Timaj:
How is it that you differentiate between the "real" and the "perceived"? What we know is what we perceive, that is as real as we can get... there are, after all, different arrays of color (ultraviolet etc) that humans cannot see, which are just as real as the spectrum that humans can see. The comparison with the camera would be interesting to dissect, since cameras were thought to somewhat "replace" artists because of the camera's ability to instantly replicate a scene, and yet that haystack painting that took several distances into account, and which didn't look very real at all, was supposed to be imitating a camera? That's almost paradoxical...
Brittany:
About the painting of the 'dream seconds before waking up', you would tell us that the tigers looked like the bee, and that the gun represented a bee sting, and that the multi-joined elephant represented desire... but all of that was present in the painting anyway.
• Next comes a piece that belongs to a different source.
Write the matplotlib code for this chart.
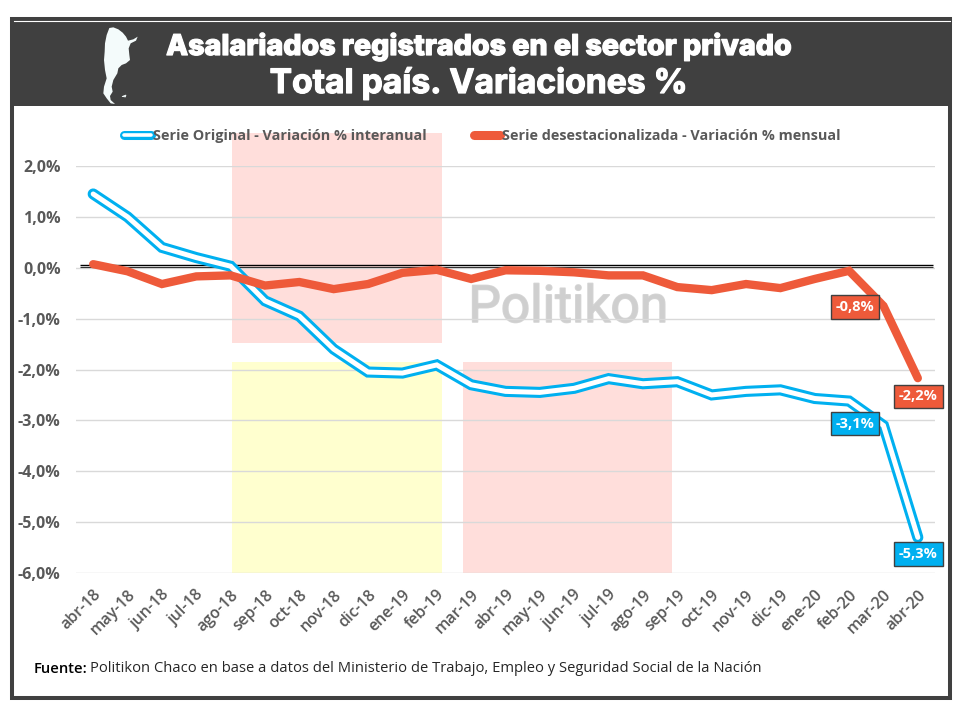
import matplotlib
matplotlib.use('Agg')
import numpy as np
import matplotlib.pyplot as plt
import matplotlib.patheffects as pe
from matplotlib.patches import Rectangle, Polygon
from matplotlib.ticker import FuncFormatter

meses = ['abr-18', 'may-18', 'jun-18', 'jul-18', 'ago-18', 'sep-18', 'oct-18', 'nov-18', 'dic-18',
         'ene-19', 'feb-19', 'mar-19', 'abr-19', 'may-19', 'jun-19', 'jul-19', 'ago-19', 'sep-19',
         'oct-19', 'nov-19', 'dic-19', 'ene-20', 'feb-20', 'mar-20', 'abr-20']
interanual = [1.45, 1.0, 0.4, 0.2, 0.03, -0.65, -0.95, -1.6, -2.05, -2.07, -1.91, -2.3, -2.43,
              -2.45, -2.37, -2.18, -2.28, -2.24, -2.5, -2.43, -2.4, -2.57, -2.62, -3.1, -5.3]
mensual = [0.07, -0.07, -0.32, -0.17, -0.15, -0.35, -0.28, -0.42, -0.32, -0.1, -0.04, -0.22, -0.05,
           -0.06, -0.09, -0.15, -0.15, -0.38, -0.44, -0.32, -0.4, -0.22, -0.06, -0.75, -2.17]

AZUL = '#00b0f0'
ROJO = '#ee5a3a'
GRIS = '#404040'
W, H = 960, 720

plt.rcParams['font.family'] = ['Open Sans', 'DejaVu Sans']

fig = plt.figure(figsize=(W / 100, H / 100), dpi=100, facecolor='white')

# capa de fondo en pixeles
bg = fig.add_axes([0, 0, 1, 1], zorder=0)
bg.set_xlim(0, W)
bg.set_ylim(H, 0)
bg.axis('off')
bg.add_patch(Rectangle((12, 19), 938, 679, fc='white', ec=GRIS, lw=2.9))
bg.add_patch(Rectangle((12, 19), 938, 87, fc=GRIS, ec='none'))
bg.plot([14, 950], [21, 21], color='white', lw=0.8)
bg.add_patch(Rectangle((232, 133), 210, 210, fc='#ffdedb', ec='none'))
bg.add_patch(Rectangle((232, 362), 210, 211, fc='#ffffcf', ec='none'))
bg.add_patch(Rectangle((463, 362), 209, 211, fc='#ffdedb', ec='none'))

# silueta del pais
silueta = [(58, 24), (70, 22), (85, 28), (98, 38), (108, 50), (114, 62), (130, 58), (143, 50),
           (138, 62), (122, 70), (116, 85), (118, 105), (120, 120), (108, 130), (95, 135), (85, 145),
           (82, 160), (70, 180), (65, 200), (68, 215), (60, 228), (62, 240), (75, 252), (62, 250),
           (50, 235), (40, 220), (42, 200), (50, 175), (45, 150), (42, 120), (44, 95), (45, 70),
           (50, 45)]
bg.add_patch(Polygon([(90 + a / 3, 20 + b / 3) for a, b in silueta], closed=True, fc='#f4fbfb', ec='none'))
bg.add_patch(Polygon([(122, 96.5), (126, 95), (125.5, 97)], closed=True, fc='#f4fbfb', ec='#f4fbfb', lw=0.5))

bg.text(479, 55, 'Asalariados registrados en el sector privado', color='white', fontsize=20.6,
        fontweight='heavy', ha='center', va='baseline', family=['Inter', 'DejaVu Sans'],
        path_effects=[pe.withStroke(linewidth=0.9, foreground='white')])
bg.text(479, 93, 'Total país. Variaciones %', color='white', fontsize=24.2,
        fontweight='bold', ha='center', va='baseline', family=['Inter', 'DejaVu Sans'],
        path_effects=[pe.withStroke(linewidth=0.9, foreground='white')])

# grafico
ax = fig.add_axes([76 / W, 1 - 573 / H, (935 - 76) / W, (573 - 166) / H], zorder=1)
ax.patch.set_alpha(0)
x = np.arange(len(meses))
ax.set_xlim(-0.5, len(meses) - 0.5)
ax.set_ylim(-6, 2)
ax.set_yticks(np.arange(-6, 3))
ax.yaxis.set_major_formatter(FuncFormatter(lambda v, p: f'{v:.1f}%'.replace('.', ',')))
ax.set_xticks(x)
ax.set_xticklabels(meses, rotation=45, ha='right', rotation_mode='anchor')
ax.tick_params(axis='both', length=0, labelcolor='#595959')
ax.tick_params(axis='y', labelsize=11.5, pad=11)
ax.tick_params(axis='x', labelsize=11.5, pad=10)
for lab in ax.get_yticklabels():
    lab.set_fontweight('bold')
for lab in ax.get_xticklabels():
    lab.set_fontweight('semibold')
ax.grid(axis='y', color='#d9d9d9', lw=1)
ax.set_axisbelow(True)
for s in ax.spines.values():
    s.set_visible(False)

ax.hlines(0.06, -0.38, 24.45, color='black', lw=1, zorder=2)
ax.hlines(0.015, -0.38, 24.45, color='#333333', lw=0.8, zorder=2)

bg.text(568, 322, 'Politikon', color='#cfcfcf', fontsize=37, ha='center', va='baseline',
        family=['Roboto', 'DejaVu Sans'], zorder=5,
        path_effects=[pe.withStroke(linewidth=1.2, foreground='#d6d6d6')])

ax.plot(x, interanual, color=AZUL, lw=8, solid_capstyle='round', solid_joinstyle='miter', zorder=3)
ax.plot(x, interanual, color='white', lw=3.6, solid_capstyle='round', solid_joinstyle='miter', zorder=3.1)
ax.plot(x, mensual, color=ROJO, lw=6, solid_capstyle='round', solid_joinstyle='miter', zorder=4)


def etiqueta(i, v, dx, dy, color):
    ax.annotate(f'{v:.1f}%'.replace('.', ','), (i, v), xytext=(dx, dy), textcoords='offset points',
                ha='center', va='center', color='white', fontsize=10.5, fontweight='bold', zorder=6,
                bbox=dict(boxstyle='square,pad=0.33', fc=color, ec=GRIS, lw=1))


etiqueta(22, -0.8, 4.3, 0.9, ROJO)
etiqueta(24, -2.2, 0.5, -12, ROJO)
etiqueta(22, -3.1, 4.3, 1.3, AZUL)
etiqueta(24, -5.3, 0.5, -12, AZUL)

# leyenda hecha a mano
bg.plot([124, 151], [134.5, 134.5], color=AZUL, lw=6.5, solid_capstyle='round', zorder=6)
bg.plot([124, 151], [134.5, 134.5], color='white', lw=2.6, solid_capstyle='round', zorder=6.1)
bg.text(153, 136, 'Serie Original - Variación % interanual', color='#595959', fontsize=10.4,
        fontweight='bold', ha='left', va='center', zorder=6)
bg.plot([474, 500], [134.5, 134.5], color=ROJO, lw=6.5, solid_capstyle='round', zorder=6)
bg.text(502, 136, 'Serie desestacionalizada - Variación % mensual', color='#595959', fontsize=10.4,
        fontweight='bold', ha='left', va='center', zorder=6)

# fuente
bg.text(34, 669, 'Fuente:', color='black', fontsize=10.6, fontweight='semibold', ha='left', va='center')
bg.text(90, 669, 'Politikon Chaco en base a datos del Ministerio de Trabajo, Empleo y Seguridad Social de la Nación',
        color='#262626', fontsize=10.65, ha='left', va='center')

fig.savefig('out.png', dpi=100)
There was still a pomegranate with a bee around it, there was still a woman in a position that would probably suggest desire, and these things are all much clearer a symbol than the symbols themselves. So then what is the point of the symbols? What relevance does the title actually have to some more complicated reality of surrealist art? Does the arbitrariness of the symbols' presence merely demonstrate how loose connections in our brain can manifest in an instant? Does this focus on arbitrariness take away from any meaning the piece might otherwise have?
Jazzmin:
I had always believed that, in closer knit underground communities anyway, graffitti art was a marker of the artist's presence, rather than serving the artist as a way to express their opinion under the veil of anonymity. Take Basquiat for example, he had a style that was unmistakably his own. As for commissioned pieces, is the artist still anonymous? If it's legal, then the artist can paint in broad daylight... actually I think I remember you saying that some artists didn't like doing commissioned pieces. Speaking about legality of pieces, does the artist really care if their piece gets painted over, if they know they don't have a legal right to paint in that spot? Does the temporary existence of such large, striking murals actually affect the art in a positive way (other than to serve as a thrill to the artist)?